By the time he finally reached the back of the store, the numbers had reached 0:05:00. He was lightheaded now, the lack of oxygen rivaling only the cold liquid dread tapping at his skull. 

There – against the wall. A crooked, ashen gray sign. Oxygen for Sale. He released a breath under his mask as he surveyed the racks that had once held canisters stacked in long rows. Now, all they had were bare metal ribs, like the bones of a whale carcass stripped of its flesh. 

A gray glint of something caught his eye. 

The digits on his wrist crawled down at a terrifyingly urgent pace. The roundness of those terrifying zeros seemed to flash under his eyelids.

0:03:00. 

0:02:59.

Dropping to his knees, he crawled forward, fingers outstretched, groping for something. Anything. The floor is gritty under his palms. 

0:02:50.

And now he can hear his own voice swearing at him, yelling, desperate, knowing he’s too late, he’s two months, two years too late. And then he can see his outstretched hand running through a head of dark hair and hear a different voice, a lighter voice, a brighter voice and then see those damn digits unraveling down faster and faster, hooking themselves into his brain and the terror spreading through his entire body and –

There.

He lunges forward and yanks a canister out from under the shelf, where it was jammed between the floor and the shelf. Dusty metal, cool to the touch.

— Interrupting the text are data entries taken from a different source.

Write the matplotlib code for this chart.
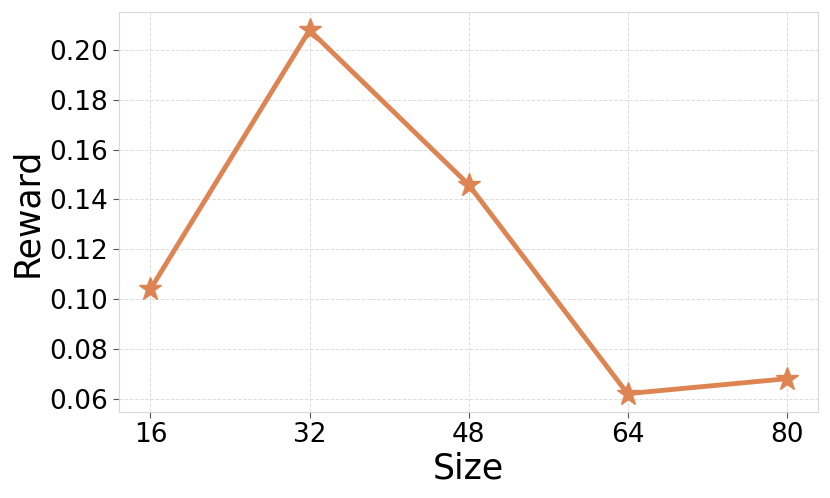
import matplotlib
matplotlib.use('Agg')
import matplotlib.pyplot as plt

# data
sizes = [16, 32, 48, 64, 80]
reward = [0.104, 0.208, 0.146, 0.062, 0.068]
y_ticks = [0.06, 0.08, 0.10, 0.12, 0.14, 0.16, 0.18, 0.20]

fig, ax = plt.subplots(figsize=(8.3, 4.98), dpi=100)

ax.plot(sizes, reward, color='#dd8452', linewidth=3.5, marker='*', markersize=17)

ax.set_xticks(sizes)
ax.set_yticks(y_ticks)
ax.set_yticklabels(['{:.2f}'.format(t) for t in y_ticks])
ax.tick_params(axis='both', labelsize=19, color='#555555', length=4)

ax.set_xlabel('Size', fontsize=25, labelpad=2)
ax.set_ylabel('Reward', fontsize=25)

ax.grid(True, linestyle='--', color='#dddddd', linewidth=0.7)
for s in ax.spines.values():
    s.set_color('#d8d8d8')

fig.subplots_adjust(left=0.143, right=0.986, top=0.976, bottom=0.173)
fig.savefig('out.png', dpi=100)
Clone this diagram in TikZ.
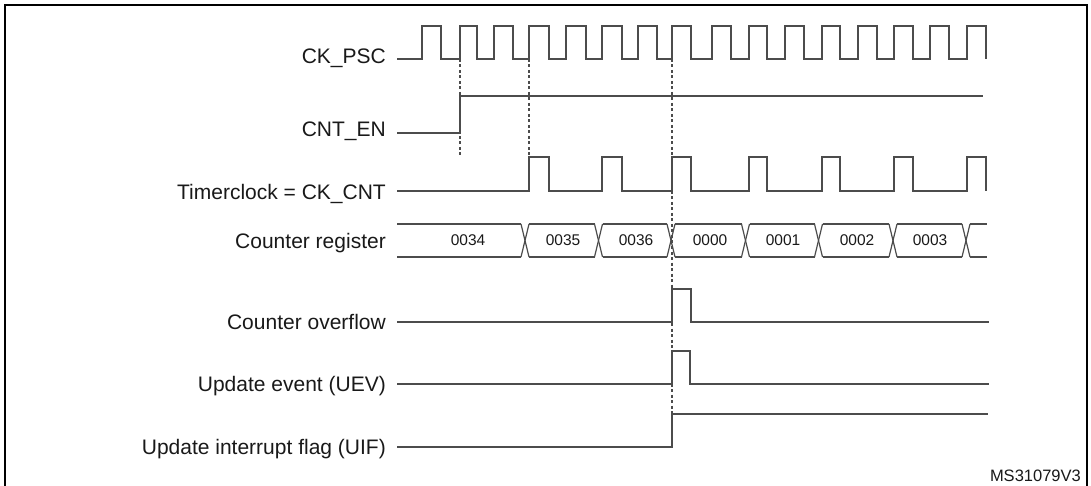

Printed on it are seven, white, sans serif letters. 


ONE HOUR.


Numb, he stands, clutching it to his chest. 

0:01:45

He makes his way back through the ruined aisles.

0:01:29

Past the dismantled checkout lines.

0:00:58

Over the broken glass, glinting against the weak morning light.

0:00:30


Every second, a miracle.

Every breath, a betrayal.


He slides the canister off his back. It rings out through the dark, empty store as it hits the ground. With a swift motion, he clicks the last canister of oxygen into place and plugs it into his wristband. The orange digits scramble to reset themselves behind the scratched screen.


1:00:00


A tremulous pause.

And then–


0:59:59


Smiling ruefully, he exits the store. 

Above his head, the ruined sky is silent.